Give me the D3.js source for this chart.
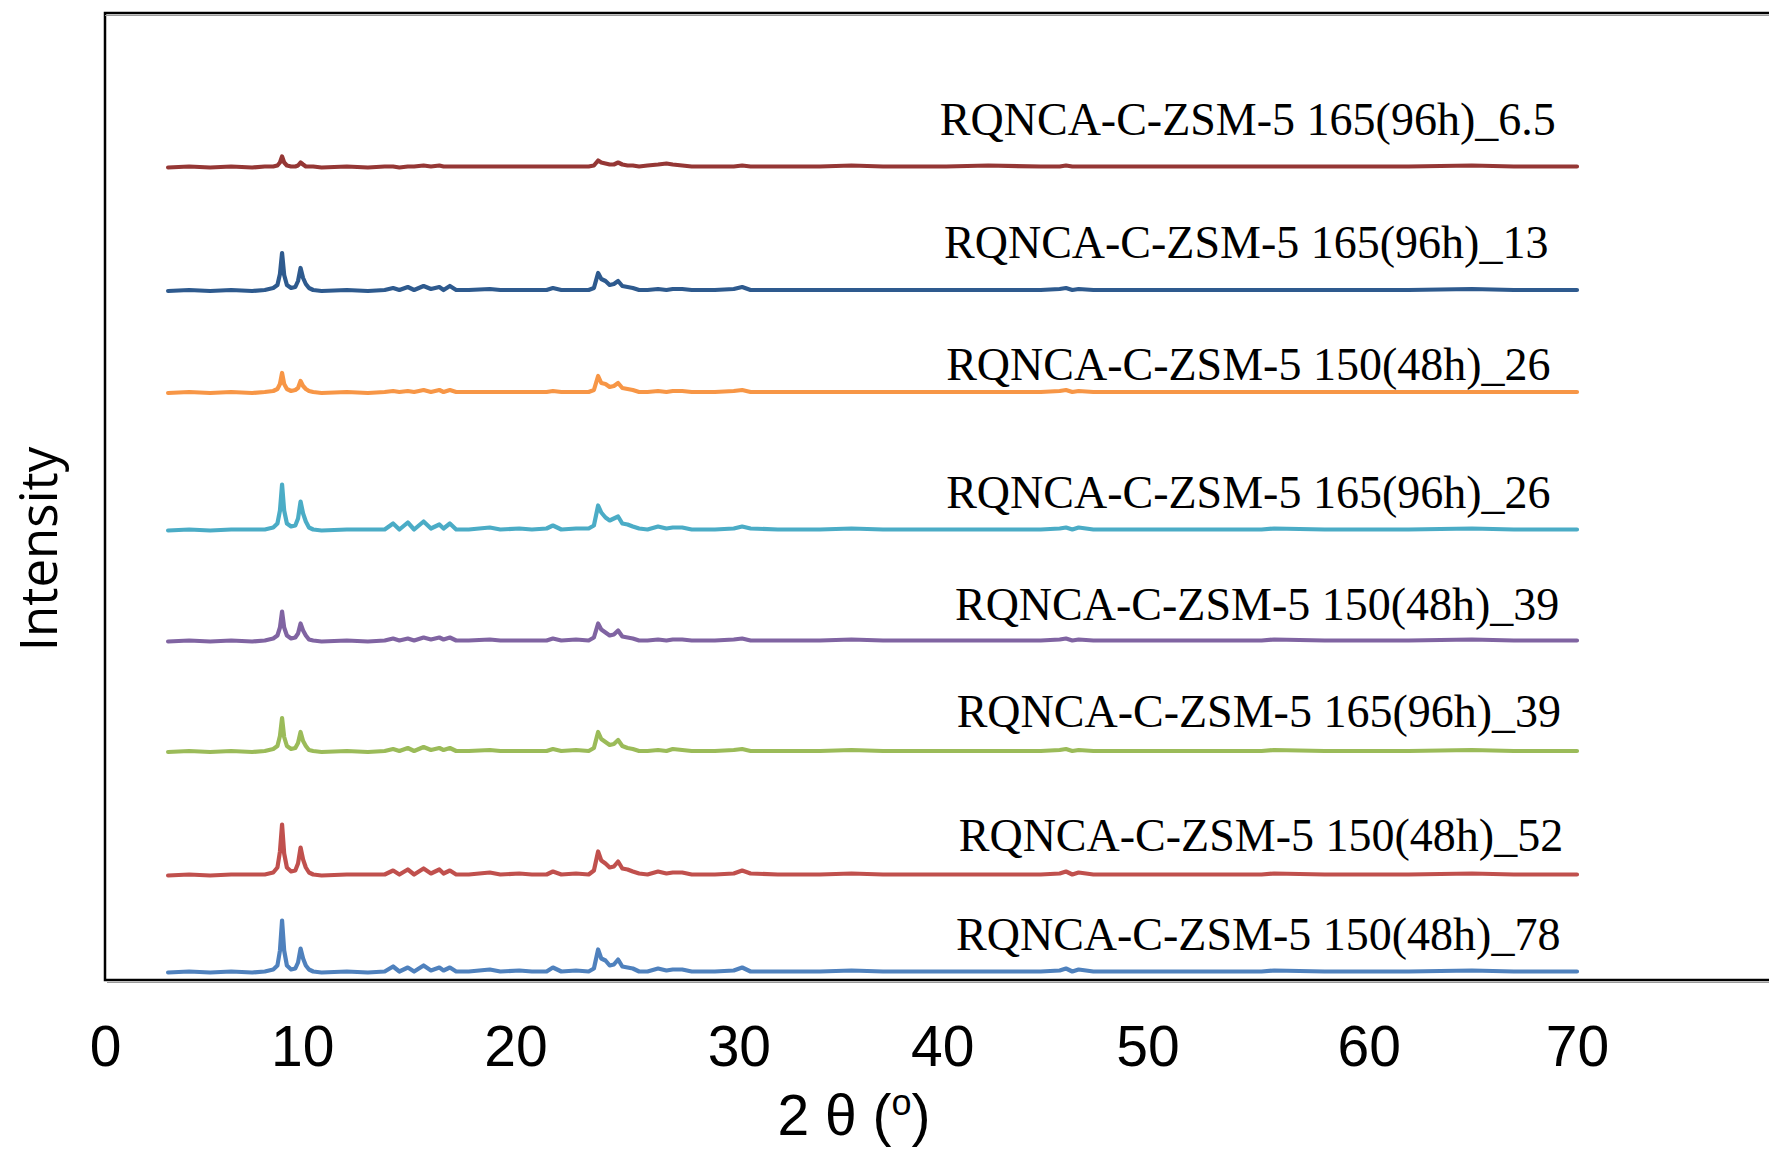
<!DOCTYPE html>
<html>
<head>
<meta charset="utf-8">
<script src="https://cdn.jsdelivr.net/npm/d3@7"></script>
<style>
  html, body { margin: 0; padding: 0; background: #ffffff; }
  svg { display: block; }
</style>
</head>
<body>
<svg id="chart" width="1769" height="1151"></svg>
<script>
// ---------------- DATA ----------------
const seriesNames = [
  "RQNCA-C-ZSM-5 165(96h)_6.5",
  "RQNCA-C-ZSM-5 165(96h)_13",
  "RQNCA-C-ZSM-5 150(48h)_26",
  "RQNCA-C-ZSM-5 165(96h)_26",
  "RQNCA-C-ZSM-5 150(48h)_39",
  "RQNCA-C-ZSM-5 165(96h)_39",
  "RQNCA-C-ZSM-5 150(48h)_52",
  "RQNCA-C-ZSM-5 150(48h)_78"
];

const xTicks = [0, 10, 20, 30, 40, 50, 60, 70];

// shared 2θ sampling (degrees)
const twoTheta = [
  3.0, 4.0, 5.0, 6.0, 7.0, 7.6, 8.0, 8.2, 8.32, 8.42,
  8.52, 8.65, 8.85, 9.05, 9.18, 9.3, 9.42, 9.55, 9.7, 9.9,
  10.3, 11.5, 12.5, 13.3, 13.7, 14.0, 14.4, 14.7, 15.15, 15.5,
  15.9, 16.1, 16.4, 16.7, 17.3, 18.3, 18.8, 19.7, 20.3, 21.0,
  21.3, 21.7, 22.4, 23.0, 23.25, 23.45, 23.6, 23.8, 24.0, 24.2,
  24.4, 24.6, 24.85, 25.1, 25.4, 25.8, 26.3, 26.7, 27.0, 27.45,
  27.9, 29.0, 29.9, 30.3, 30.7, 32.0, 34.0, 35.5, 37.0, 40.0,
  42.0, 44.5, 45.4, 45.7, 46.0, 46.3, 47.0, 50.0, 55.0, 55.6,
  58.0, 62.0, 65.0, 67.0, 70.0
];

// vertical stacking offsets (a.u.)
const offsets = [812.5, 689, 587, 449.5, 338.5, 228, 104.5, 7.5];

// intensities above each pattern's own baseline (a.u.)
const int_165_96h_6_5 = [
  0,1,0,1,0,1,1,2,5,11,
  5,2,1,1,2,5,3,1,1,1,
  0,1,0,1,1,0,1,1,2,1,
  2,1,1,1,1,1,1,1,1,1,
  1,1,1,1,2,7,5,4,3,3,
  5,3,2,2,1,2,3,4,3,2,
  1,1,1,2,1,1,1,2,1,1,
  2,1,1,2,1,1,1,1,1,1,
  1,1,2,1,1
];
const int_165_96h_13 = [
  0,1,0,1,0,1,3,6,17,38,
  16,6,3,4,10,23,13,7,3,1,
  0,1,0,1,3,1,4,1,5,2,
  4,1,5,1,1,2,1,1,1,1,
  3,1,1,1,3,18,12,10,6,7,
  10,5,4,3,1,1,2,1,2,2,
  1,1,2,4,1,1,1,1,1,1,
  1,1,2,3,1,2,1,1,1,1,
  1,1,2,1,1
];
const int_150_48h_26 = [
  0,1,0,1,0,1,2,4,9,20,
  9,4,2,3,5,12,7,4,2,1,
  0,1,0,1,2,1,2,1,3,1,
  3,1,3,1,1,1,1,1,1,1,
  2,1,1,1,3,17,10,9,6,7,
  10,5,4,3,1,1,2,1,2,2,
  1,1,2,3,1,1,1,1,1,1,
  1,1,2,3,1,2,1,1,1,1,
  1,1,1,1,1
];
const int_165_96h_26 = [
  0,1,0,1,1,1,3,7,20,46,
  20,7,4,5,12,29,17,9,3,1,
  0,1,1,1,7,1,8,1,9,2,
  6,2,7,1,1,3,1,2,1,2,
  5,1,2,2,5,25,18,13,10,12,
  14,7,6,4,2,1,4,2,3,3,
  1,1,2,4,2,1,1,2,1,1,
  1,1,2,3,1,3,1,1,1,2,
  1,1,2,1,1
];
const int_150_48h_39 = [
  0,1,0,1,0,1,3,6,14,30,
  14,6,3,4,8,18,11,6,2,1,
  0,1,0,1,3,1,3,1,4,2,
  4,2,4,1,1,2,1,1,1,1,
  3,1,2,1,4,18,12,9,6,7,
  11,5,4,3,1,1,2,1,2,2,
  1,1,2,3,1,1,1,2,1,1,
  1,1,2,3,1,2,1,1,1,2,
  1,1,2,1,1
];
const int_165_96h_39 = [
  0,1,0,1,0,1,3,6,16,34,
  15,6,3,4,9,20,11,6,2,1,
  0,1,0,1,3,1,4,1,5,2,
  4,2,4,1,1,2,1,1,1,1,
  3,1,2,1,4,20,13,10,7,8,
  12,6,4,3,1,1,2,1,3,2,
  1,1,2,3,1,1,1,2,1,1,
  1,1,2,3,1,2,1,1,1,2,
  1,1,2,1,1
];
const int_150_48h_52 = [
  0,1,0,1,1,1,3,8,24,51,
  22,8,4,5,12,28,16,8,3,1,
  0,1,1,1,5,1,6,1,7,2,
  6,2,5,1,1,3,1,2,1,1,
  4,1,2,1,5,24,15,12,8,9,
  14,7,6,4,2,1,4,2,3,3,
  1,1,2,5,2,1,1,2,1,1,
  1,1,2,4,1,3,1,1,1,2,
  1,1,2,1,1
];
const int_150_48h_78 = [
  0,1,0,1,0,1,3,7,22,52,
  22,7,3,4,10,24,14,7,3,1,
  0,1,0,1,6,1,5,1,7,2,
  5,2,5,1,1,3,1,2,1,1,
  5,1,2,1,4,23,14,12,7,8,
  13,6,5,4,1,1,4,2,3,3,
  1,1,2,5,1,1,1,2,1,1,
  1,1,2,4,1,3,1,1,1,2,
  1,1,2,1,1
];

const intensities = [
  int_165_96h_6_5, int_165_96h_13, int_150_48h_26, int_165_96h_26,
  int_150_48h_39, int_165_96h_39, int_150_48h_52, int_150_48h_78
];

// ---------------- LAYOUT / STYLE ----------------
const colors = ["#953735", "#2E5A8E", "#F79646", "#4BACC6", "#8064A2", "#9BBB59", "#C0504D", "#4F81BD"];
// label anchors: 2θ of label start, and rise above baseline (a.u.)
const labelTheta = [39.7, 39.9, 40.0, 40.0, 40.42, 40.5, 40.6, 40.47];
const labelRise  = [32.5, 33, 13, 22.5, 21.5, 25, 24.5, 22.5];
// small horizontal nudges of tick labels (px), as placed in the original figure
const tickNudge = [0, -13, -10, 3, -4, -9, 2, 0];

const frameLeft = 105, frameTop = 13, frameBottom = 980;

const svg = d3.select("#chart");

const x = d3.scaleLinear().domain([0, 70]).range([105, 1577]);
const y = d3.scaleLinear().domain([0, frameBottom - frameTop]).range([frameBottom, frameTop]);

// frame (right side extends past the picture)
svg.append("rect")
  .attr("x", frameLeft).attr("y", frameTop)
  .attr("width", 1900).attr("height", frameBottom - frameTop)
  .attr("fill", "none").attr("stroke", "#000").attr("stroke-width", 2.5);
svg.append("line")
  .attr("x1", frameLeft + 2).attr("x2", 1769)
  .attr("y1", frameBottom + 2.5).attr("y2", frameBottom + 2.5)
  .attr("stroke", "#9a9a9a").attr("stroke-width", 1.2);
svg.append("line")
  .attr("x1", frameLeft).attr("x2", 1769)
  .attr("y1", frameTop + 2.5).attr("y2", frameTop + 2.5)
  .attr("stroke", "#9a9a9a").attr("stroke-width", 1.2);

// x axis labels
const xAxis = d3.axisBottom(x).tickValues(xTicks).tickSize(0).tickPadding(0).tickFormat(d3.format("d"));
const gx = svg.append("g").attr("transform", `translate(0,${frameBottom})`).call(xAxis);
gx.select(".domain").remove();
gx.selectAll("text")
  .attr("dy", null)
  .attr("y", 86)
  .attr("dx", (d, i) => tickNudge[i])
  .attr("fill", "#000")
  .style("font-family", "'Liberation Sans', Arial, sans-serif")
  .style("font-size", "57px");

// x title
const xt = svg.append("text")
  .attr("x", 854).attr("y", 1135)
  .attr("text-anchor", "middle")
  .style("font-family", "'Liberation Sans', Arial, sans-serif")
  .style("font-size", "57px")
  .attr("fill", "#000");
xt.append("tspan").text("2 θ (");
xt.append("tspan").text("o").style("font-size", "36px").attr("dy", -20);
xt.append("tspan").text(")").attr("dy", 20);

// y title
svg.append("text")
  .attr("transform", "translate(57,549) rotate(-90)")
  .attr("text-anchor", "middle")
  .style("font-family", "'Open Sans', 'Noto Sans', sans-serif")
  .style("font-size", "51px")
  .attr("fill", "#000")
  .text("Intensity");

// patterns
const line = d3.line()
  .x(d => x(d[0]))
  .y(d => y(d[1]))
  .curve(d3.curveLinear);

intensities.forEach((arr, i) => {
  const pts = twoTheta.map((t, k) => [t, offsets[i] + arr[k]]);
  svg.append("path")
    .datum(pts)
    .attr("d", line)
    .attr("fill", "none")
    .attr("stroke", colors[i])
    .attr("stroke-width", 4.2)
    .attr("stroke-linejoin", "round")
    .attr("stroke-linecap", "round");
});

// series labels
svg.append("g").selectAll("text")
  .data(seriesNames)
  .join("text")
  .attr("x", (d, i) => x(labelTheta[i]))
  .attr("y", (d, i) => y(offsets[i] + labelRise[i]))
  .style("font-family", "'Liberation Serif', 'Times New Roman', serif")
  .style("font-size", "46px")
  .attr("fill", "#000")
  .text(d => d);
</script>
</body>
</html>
#####
▶ **Problem description**: Leave the pictures out and please restate exactly the lines running from the start of the material through the one with "228, 104.5, 7.5];".

▶ **Result of this task**:
Give me the D3.js source for this chart.
<!DOCTYPE html>
<html>
<head>
<meta charset="utf-8">
<script src="https://cdn.jsdelivr.net/npm/d3@7"></script>
<style>
  html, body { margin: 0; padding: 0; background: #ffffff; }
  svg { display: block; }
</style>
</head>
<body>
<svg id="chart" width="1769" height="1151"></svg>
<script>
// ---------------- DATA ----------------
const seriesNames = [
  "RQNCA-C-ZSM-5 165(96h)_6.5",
  "RQNCA-C-ZSM-5 165(96h)_13",
  "RQNCA-C-ZSM-5 150(48h)_26",
  "RQNCA-C-ZSM-5 165(96h)_26",
  "RQNCA-C-ZSM-5 150(48h)_39",
  "RQNCA-C-ZSM-5 165(96h)_39",
  "RQNCA-C-ZSM-5 150(48h)_52",
  "RQNCA-C-ZSM-5 150(48h)_78"
];

const xTicks = [0, 10, 20, 30, 40, 50, 60, 70];

// shared 2θ sampling (degrees)
const twoTheta = [
  3.0, 4.0, 5.0, 6.0, 7.0, 7.6, 8.0, 8.2, 8.32, 8.42,
  8.52, 8.65, 8.85, 9.05, 9.18, 9.3, 9.42, 9.55, 9.7, 9.9,
  10.3, 11.5, 12.5, 13.3, 13.7, 14.0, 14.4, 14.7, 15.15, 15.5,
  15.9, 16.1, 16.4, 16.7, 17.3, 18.3, 18.8, 19.7, 20.3, 21.0,
  21.3, 21.7, 22.4, 23.0, 23.25, 23.45, 23.6, 23.8, 24.0, 24.2,
  24.4, 24.6, 24.85, 25.1, 25.4, 25.8, 26.3, 26.7, 27.0, 27.45,
  27.9, 29.0, 29.9, 30.3, 30.7, 32.0, 34.0, 35.5, 37.0, 40.0,
  42.0, 44.5, 45.4, 45.7, 46.0, 46.3, 47.0, 50.0, 55.0, 55.6,
  58.0, 62.0, 65.0, 67.0, 70.0
];

// vertical stacking offsets (a.u.)
const offsets = [812.5, 689, 587, 449.5, 338.5, 228, 104.5, 7.5];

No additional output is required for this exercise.